Sementara meningkatnya industri makanan dan minuman di 2016 ini didorong oleh kecenderungan masyarakat, khususnya kelas menengah ke atas, yang mengutamakan konsumsi produk makanan dan minuman yang higienis dan alami. Tak heran bila realisasi investasi sektor industri makanan dan minuman hingga triwulan II-2016 sebesar Rp24 triliun untuk PMDN dan USD1,6 miliar atau setara Rp21,52 triliun (Rp13.450/USD).
Sayangnya, ekspor makanan dan minuman tak seterang pertumbuhan sang industri secara keseluruhan. Berdasarkan data BPS, ekspor industri makanan dan minuman sepanjang periode Januari-Oktober 2016 tercatat sebesar USD20,42 miliar (Rp274,65 triliun) atau lebih rendah 9,59 persen dari periode yang sama tahun sebelumnya yang berhasil mencetak USD22,05 miliar (Rp296,57 triliun).
"Untuk itu kami mencoba masuk ke negara-negara tujuan non tradisional, tapi pengaruhnya belum akan terlihat dalam waktu dekat. Celah kebutuhan produk halal juga digarap meski kontribusinya masih rendah," papar Adhi.
Sedangkan untuk tahun depan, Kemenperin meramal pertumbuhan industri makanan dan minuman merosot ke kisaran 7,5 persen hingga 7,8 persen. Airlangga menyebut demikian karena adanya sentimen negatif yang menghambat laju industri makanan dan minuman seperti penarikan cukai kemasan plastik, kewajiban pengelolaan sampah kemasan, dan pengenaan bea masuk antidumping.

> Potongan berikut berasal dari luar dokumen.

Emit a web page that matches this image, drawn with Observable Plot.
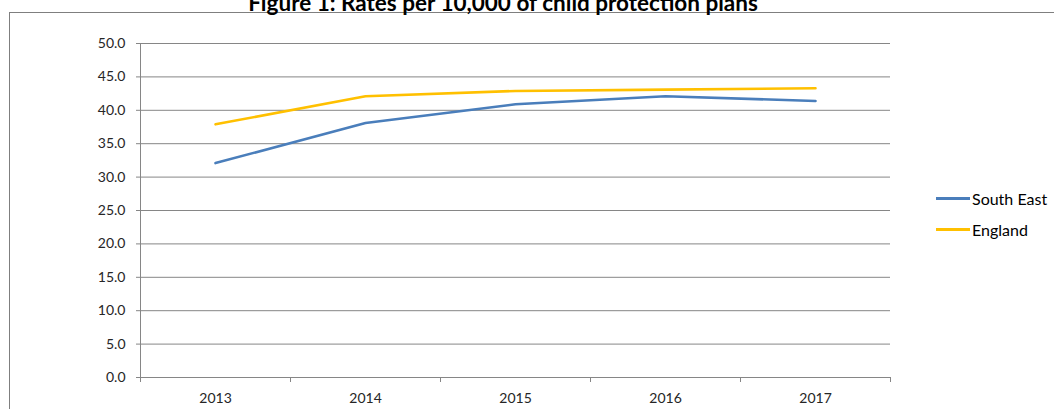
<!DOCTYPE html>
<html>
<head>
<meta charset="utf-8">
<script src="https://cdn.jsdelivr.net/npm/d3@7"></script>
<script src="https://cdn.jsdelivr.net/npm/@observablehq/plot@0.6"></script>
<style>
  html, body { margin: 0; padding: 0; background: #fff; overflow: hidden; }
  #wrap { position: relative; width: 1054px; height: 409px; overflow: hidden; font-family: Lato, "Open Sans", sans-serif; }
  #frame { position: absolute; left: 9px; top: 12px; width: 1200px; height: 600px; border: 1px solid #7f7f7f; box-sizing: border-box; }
  #title { position: absolute; left: 0; width: 1006px; top: -8px; text-align: center; font-weight: bold; font-size: 22.5px; line-height: 22px; color: #000; white-space: nowrap; }
  #chart { position: absolute; left: 0; top: 0; }
  #legend { position: absolute; left: 936px; top: 188px; font-size: 16px; color: #000; }
  .item { display: flex; align-items: center; height: 20px; margin-bottom: 11px; }
  .sw { width: 34px; height: 3px; margin-right: 2px; }
</style>
</head>
<body>
<div id="wrap">
  <div id="frame"></div>
  <div id="title">Figure 1: Rates per 10,000 of child protection plans</div>
  <div id="chart"></div>
  <div id="legend"></div>
</div>
<script>
const years = [2013, 2014, 2015, 2016, 2017];
const seriesNames = ["South East", "England"];
const southEast = [32.1, 38.1, 40.9, 42.1, 41.4];
const england = [37.9, 42.1, 42.9, 43.1, 43.3];
const yTicks = [0, 5, 10, 15, 20, 25, 30, 35, 40, 45, 50];
const colors = ["#4a7ebb", "#ffc000"];

const data = [];
years.forEach((yr, i) => {
  data.push({year: yr, value: southEast[i], series: seriesNames[0]});
  data.push({year: yr, value: england[i], series: seriesNames[1]});
});
const bounds = years.map(y => y - 0.5).concat([years[years.length - 1] + 0.5]);
const gray = "#868686";

const chart = Plot.plot({
  width: 1054,
  height: 409,
  marginTop: 43,
  marginBottom: 32,
  marginLeft: 140,
  marginRight: 164,
  style: {fontFamily: "Lato, 'Open Sans', sans-serif", background: "transparent", overflow: "visible"},
  x: {type: "linear", domain: [bounds[0], bounds[bounds.length - 1]]},
  y: {domain: [0, 50]},
  color: {domain: seriesNames, range: colors},
  marks: [
    Plot.gridY(yTicks, {stroke: gray, strokeOpacity: 1}),
    Plot.ruleX([bounds[0]], {stroke: gray}),
    Plot.ruleY([0], {stroke: gray}),
    Plot.axisY(yTicks, {tickSize: 4, tickPadding: 11, stroke: gray, fill: "#262626", fontSize: 14, tickFormat: d3.format(".1f"), label: null}),
    Plot.axisX(bounds, {tickSize: 5, stroke: gray, tickFormat: () => "", label: null}),
    Plot.axisX(years, {tickSize: 0, tickPadding: 16, fill: "#262626", fontSize: 14, tickFormat: d => String(d), label: null}),
    Plot.line(data, {x: "year", y: "value", stroke: "series", strokeWidth: 2.6, z: "series"})
  ]
});
document.getElementById("chart").appendChild(chart);

const legend = document.getElementById("legend");
seriesNames.forEach((name, i) => {
  const item = document.createElement("div");
  item.className = "item";
  const sw = document.createElement("div");
  sw.className = "sw";
  sw.style.background = colors[i];
  const t = document.createElement("span");
  t.textContent = name;
  item.appendChild(sw);
  item.appendChild(t);
  legend.appendChild(item);
});
</script>
</body>
</html>
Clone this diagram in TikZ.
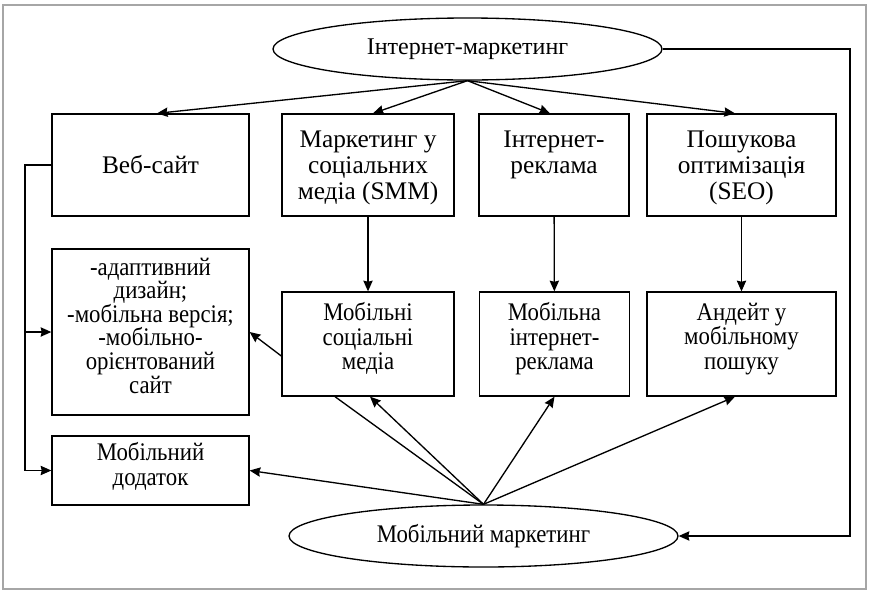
\documentclass[tikz,border=0pt]{standalone}
\usepackage{fontspec}
\setmainfont{Liberation Serif}
\newfontfamily\narrowserif[FakeStretch=0.9]{Liberation Serif}
\usetikzlibrary{arrows.meta}
\usetikzlibrary{positioning}
\usetikzlibrary{shapes.geometric}

\begin{document}
\begin{tikzpicture}[->, >={Stealth[length=8pt, width=7pt, inset=0.8pt]}, x=0.75pt, y=-0.75pt, line width=1pt]
    \tikzstyle{box}=[draw=black, rectangle, inner sep=0pt]
    \tikzstyle{oval}=[draw=black, ellipse, inner sep=0pt, minimum width=291.75pt, minimum height=46.5pt]
    \tikzstyle{boxtext}=[align=center, inner sep=2pt, font=\narrowserif\fontsize{19}{18.4}\selectfont]
    \tikzstyle{toptext}=[align=center, inner sep=2pt, font=\fontsize{19}{19.5}\selectfont]

    \useasboundingbox (0,0) rectangle (869,590);
    \draw[-, gray!70, line width=1.1pt] (3,5) rectangle (866,589);

    \node[oval, font=\fontsize{18}{18}\selectfont] (inet) at (467.5,49)  {Інтернет-маркетинг};
    \node[oval, font=\narrowserif\fontsize{19}{18}\selectfont] (mob)  at (483.5,536) {Мобільний маркетинг};

    \node[box, toptext, minimum width=147.75pt, minimum height=76.5pt] (web) at (150.5,165) {Веб-сайт};
    \node[box, minimum width=129pt, minimum height=76.5pt]    (smm) at (368,165) {};
    \node[toptext, below=10.5pt of smm.north]   (smmtext) {Маркетинг у\\соціальних\\медіа (SMM)};
    \node[box, minimum width=112.5pt, minimum height=76.5pt]  (iad) at (554,165) {};
    \node[toptext, below=10.5pt of iad.north]   (iadtext) {Інтернет-\\реклама};
    \node[box, minimum width=141.75pt, minimum height=76.5pt] (seo) at (741.5,165) {};
    \node[toptext, below=10.5pt of seo.north]   (seotext) {Пошукова\\оптимізація\\(SEO)};

    \node[box, minimum width=147.75pt, minimum height=124.5pt] (adapt) at (150.5,332) {};
    \node[boxtext, font=\narrowserif\fontsize{19}{17.7}\selectfont, below=4.5pt of adapt.north] (adapttext) {-адаптивний\\дизайн;\\-мобільна версія;\\-мобільно-\\орієнтований\\сайт};
    \node[box, minimum width=129pt, minimum height=78pt]      (msm) at (368,344) {};
    \node[boxtext, below=6pt of msm.north]      (msmtext) {Мобільні\\соціальні\\медіа};
    \node[box, minimum width=112.5pt, minimum height=78pt]    (miad) at (554.5,344) {};
    \node[boxtext, below=6pt of miad.north]     (miadtext) {Мобільна\\інтернет-\\реклама};
    \node[box, minimum width=141.75pt, minimum height=78pt]   (msearch) at (741.5,344) {};
    \node[boxtext, below=6pt of msearch.north]  (msearchtext) {Андейт у\\мобільному\\пошуку};
    \node[box, minimum width=147.75pt, minimum height=51.75pt] (app) at (150.5,470.5) {};
    \node[boxtext, font=\narrowserif\fontsize{19}{18.75}\selectfont, below=3pt of app.north] (apptext) {Мобільний\\додаток};

    \coordinate (bus) at (25,165);
    \coordinate (loop) at (850,49);

    \path
    (inet.south)
      edge ([xshift=4.9pt]web.north)
      edge ([xshift=3.75pt]smm.north)
      edge ([xshift=-3pt]iad.north)
      edge ([xshift=-4.9pt]seo.north)
    (smm) edge (msm)
    (iad) edge (miad)
    (seo) edge (msearch)
    ([yshift=-9pt]msm.west) edge (adapt.east)
    (mob.north)
      edge (app.east)
      edge ([xshift=1.5pt]msm.south)
      edge[-] ([xshift=-24.75pt]msm.south)
      edge (miad.south)
      edge ([xshift=-4.9pt]msearch.south);

    \draw (web.west) -- (bus) |- (app.west);
    \draw (bus |- adapt.west) -- (adapt.west);
    \draw (inet.east) -- (loop) |- (mob.east);
\end{tikzpicture}
\end{document}
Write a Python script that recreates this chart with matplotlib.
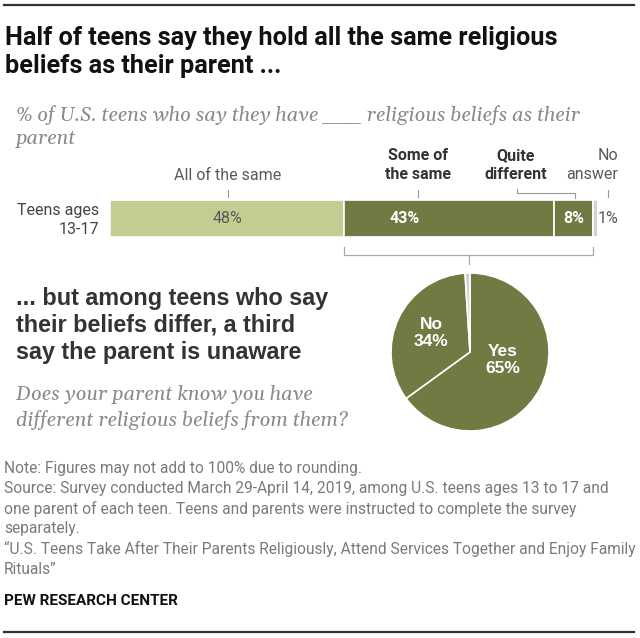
import matplotlib
matplotlib.use("Agg")
import matplotlib.pyplot as plt
import numpy as np

# data
bar_labels = ["All of the same", "Some of\nthe same", "Quite\ndifferent", "No\nanswer"]
bar_values = [48, 43, 8, 1]
bar_text = ["48%", "43%", "8%", "1%"]
pie_labels = ["Yes", "No", "No answer"]
pie_values = [65, 34, 1]

LIGHT = "#c3cd92"
DARK = "#727a44"
GRAY_NA = "#d2d2d2"
TXT = "#595959"
NOTE = "#7a7a7a"

BODY = ["Roboto", "DejaVu Sans"]
HEAD = ["Liberation Sans", "DejaVu Sans"]
SERIF = ["Gelasio", "DejaVu Serif"]
LBL = 11.5

W, H = 640, 638
fig = plt.figure(figsize=(W / 100, H / 100), dpi=100)

# background axes in pixel units for text and rules
bg = fig.add_axes([0, 0, 1, 1])
bg.set_xlim(0, W)
bg.set_ylim(H, 0)
bg.axis("off")

def px_axes(x0, y0, x1, y1):
    return fig.add_axes([x0 / W, 1 - y1 / H, (x1 - x0) / W, (y1 - y0) / H])

# top and bottom rules
bg.plot([4, 634], [5, 5], color="#333333", lw=1.6)
bg.plot([4, 634], [632, 632], color="#333333", lw=1.6)

# title
bg.text(5, 38, "Half of teens say they hold all the same religious", fontsize=18.2,
        fontweight="bold", family=BODY, color="#111111", va="center")
bg.text(5, 66, "beliefs as their parent ...", fontsize=18.2,
        fontweight="bold", family=BODY, color="#111111", va="center")

# subtitle
bg.text(16, 115, "% of U.S. teens who say they have ___ religious beliefs as their",
        fontsize=14.4, style="italic", family=SERIF, color="#8a8a8a", va="center")
bg.text(16, 139, "parent", fontsize=14.4, style="italic", family=SERIF,
        color="#8a8a8a", va="center")

# stacked bar
bx = px_axes(110, 200, 598, 237)
left = np.concatenate([[0], np.cumsum(bar_values)[:-1]])
colors = [LIGHT, DARK, DARK, GRAY_NA]
bx.barh([0], bar_values, left=left, color=colors, height=1.0,
        edgecolor="white", linewidth=1.2)
bx.set_xlim(0, 100)
bx.set_ylim(-0.5, 0.5)
bx.axis("off")

# value labels inside the bar
bx.text(left[0] + bar_values[0] / 2, 0, bar_text[0], ha="center", va="center",
        fontsize=LBL, family=BODY, color=TXT)
bx.text(left[1] + bar_values[1] * 0.29, 0, bar_text[1], ha="center", va="center",
        fontsize=LBL, family=BODY, color="white", fontweight="bold")
bx.text(left[2] + bar_values[2] / 2, 0, bar_text[2], ha="center", va="center",
        fontsize=LBL, family=BODY, color="white", fontweight="bold")
bx.text(99.9, 0, bar_text[3], ha="left", va="center",
        fontsize=LBL, family=BODY, color=TXT)

# row label
bg.text(99, 210, "Teens ages", ha="right", va="center", fontsize=LBL, family=BODY, color="#444444")
bg.text(99, 230, "13-17", ha="right", va="center", fontsize=LBL, family=BODY, color="#444444")

# category labels above bar
bg.text(228, 175, bar_labels[0], ha="center", va="center", fontsize=LBL, family=BODY, color=TXT)
bg.plot([228, 228], [190, 197], color="#999999", lw=0.8)
bg.text(418, 165, bar_labels[1], ha="center", va="center", fontsize=LBL, family=BODY,
        color="#333333", fontweight="bold", linespacing=1.35)
bg.plot([418, 418], [190, 197], color="#999999", lw=0.8)
bg.text(516, 165, bar_labels[2], ha="center", va="center", fontsize=LBL, family=BODY,
        color="#333333", fontweight="bold", linespacing=1.35)
bg.plot([517, 517, 575, 575], [189, 193, 193, 198], color="#999999", lw=0.8)
bg.text(618, 165, bar_labels[3], ha="right", va="center", fontsize=LBL, family=BODY,
        color=TXT, linespacing=1.35)
bg.plot([608, 608], [190, 197], color="#999999", lw=0.8)

# bracket below bar
bg.plot([344, 344, 593, 593], [247, 255, 255, 247], color="#aaaaaa", lw=0.9)
bg.plot([469, 469], [255, 264], color="#aaaaaa", lw=0.9)

# second heading
for i, line in enumerate(["... but among teens who say",
                          "their beliefs differ, a third",
                          "say the parent is unaware"]):
    bg.text(16, 298 + 27 * i, line, fontsize=16.8, fontweight="bold", family=HEAD,
            color="#333333", va="center")
bg.text(16, 395, "Does your parent know you have", fontsize=14.4, style="italic",
        family=SERIF, color="#8a8a8a", va="center")
bg.text(16, 420, "different religious beliefs from them?", fontsize=14.4, style="italic",
        family=SERIF, color="#8a8a8a", va="center")

# pie
px = px_axes(391, 273, 549, 431)
wedges, _ = px.pie(pie_values, colors=[DARK, DARK, GRAY_NA], startangle=90,
                   counterclock=False, radius=1.0,
                   wedgeprops=dict(edgecolor="white", linewidth=1.2))
px.set_xlim(-1, 1)
px.set_ylim(-1, 1)
px.set_aspect("auto")
px.text(0.42, -0.1, "Yes\n65%", ha="center", va="center", color="white",
        fontsize=12.5, fontweight="bold", family=HEAD, linespacing=1.2)
px.text(-0.49, 0.24, "No\n34%", ha="center", va="center", color="white",
        fontsize=12.5, fontweight="bold", family=HEAD, linespacing=1.2)

# notes
notes = [
    "Note: Figures may not add to 100% due to rounding.",
    "Source: Survey conducted March 29-April 14, 2019, among U.S. teens ages 13 to 17 and",
    "one parent of each teen. Teens and parents were instructed to complete the survey",
    "separately.",
    "\u201cU.S. Teens Take After Their Parents Religiously, Attend Services Together and Enjoy Family",
    "Rituals\u201d",
]
for i, line in enumerate(notes):
    bg.text(4, 469 + 20 * i, line, fontsize=11.2, family=BODY, color=NOTE, va="center")
bg.text(4, 601, "PEW RESEARCH CENTER", fontsize=11, fontweight="bold", family=BODY,
        color="#111111", va="center")

fig.savefig("out.png", dpi=100)
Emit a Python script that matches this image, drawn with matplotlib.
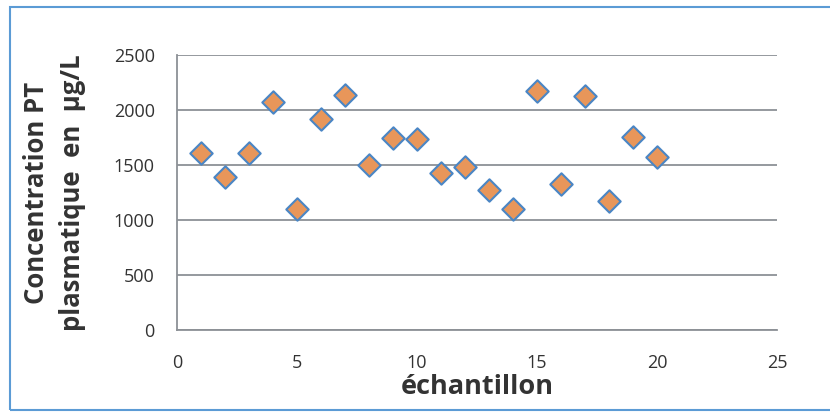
import matplotlib.pyplot as plt
from matplotlib.patches import Rectangle

plt.rcParams['font.family'] = ['Open Sans', 'DejaVu Sans']

echantillon = list(range(1, 21))
concentration = [1610, 1390, 1610, 2075, 1100, 1920, 2135, 1500, 1745, 1735,
                 1425, 1480, 1270, 1100, 2175, 1330, 2130, 1175, 1755, 1570]

fig = plt.figure(figsize=(8.3, 4.13), dpi=100)
ax = fig.add_axes([177/830, 1 - 330/413, 600/830, 275/413])

ax.scatter(echantillon, concentration, marker='D', s=130, c='#E8965A',
           edgecolors='#4A86C5', linewidths=1.5, zorder=3)

ax.set_xlim(0, 25)
ax.set_ylim(0, 2500)
ax.set_xticks(range(0, 26, 5))
ax.set_yticks(range(0, 2501, 500))
ax.grid(axis='y', color='#8C9196', linewidth=1.3)
ax.set_axisbelow(True)
for s in ['top', 'right']:
    ax.spines[s].set_visible(False)
for s in ['left', 'bottom']:
    ax.spines[s].set_color('#8C9196')
    ax.spines[s].set_linewidth(1.3)
ax.tick_params(length=0, labelsize=13, colors='#333333')
ax.tick_params(axis='x', pad=17)
ax.tick_params(axis='y', pad=16)

ax.set_xlabel('échantillon', fontsize=19.5, fontweight='bold', color='#333333', labelpad=2)
ax.set_ylabel('Concentration PT\nplasmatique  en  µg/L', fontsize=18.5, fontweight='bold',
              color='#333333', labelpad=20, linespacing=1.42)

# outer chart frame (right side runs off the image)
fig.patches.append(Rectangle((10/830, 3/413), 830/830, 403/413, transform=fig.transFigure,
                             fill=False, edgecolor='#5B9BD5', linewidth=1.5))

fig.savefig('out.png', dpi=100)
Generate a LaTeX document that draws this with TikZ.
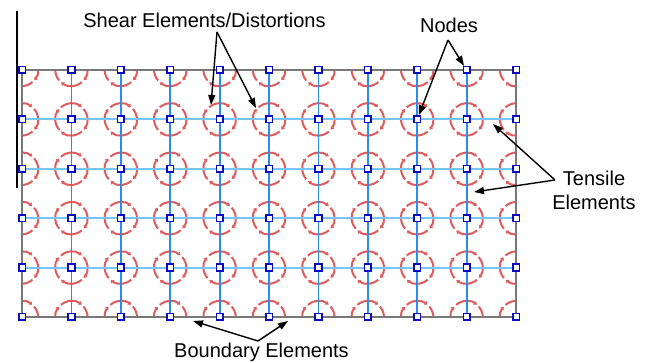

Baca: Ini Cara Menperin Capai Target Pertumbuhan Industri di 2017
"Tapi tahun depan industri makanan dan minuman masih menjadi motor pertumbuhan industri pengolahan nonmigas yang pada 2017 ditargetkan tumbuh 5,3 persen hingga 5,6 persen. Lebih tinggi dari proyeksi pertumbuhan ekonomi sebesar 5,1 persen hingga 5,4 persen," terang Airlangga.
Adhi menolak ramalan Airlangga terhadap pertumbuhan industri makanan dan minuman di 2017. Sebab menurut dia, industri makanan dan minuman pada tahun depan bisa tumbuh di kisaran 8,5 persen.
Sentimennya, karena harga komoditas pangan dari sektor pertanian dan perkebunan diperkirakan cukup stabil di tahun depan. Kondisi tersebut bakal mendongkrak daya beli masyarakat sehingga ekonomi juga tumbuh semakin menggeliat.
Faktor lainnya adalah proyeksi pertumbuhan ekonomi yang sebesar 5,1 persen hingga 5,4 persen atau lebih baik ketimbang pertumbuhan tahun ini yang hanya di kisaran 5 persen. Juga karena penyusunan Anggaran Pendapatan dan Belanja Negara (APBN) 2017 yang lebih realistis.
"Sehingga ini bisa mendongkrak minat investasi menjadi lebih baik, lebih cepat. Termasuk salah satunya investasi itu masuk ke sektor industri makanan dan minuman," tutup Adhi.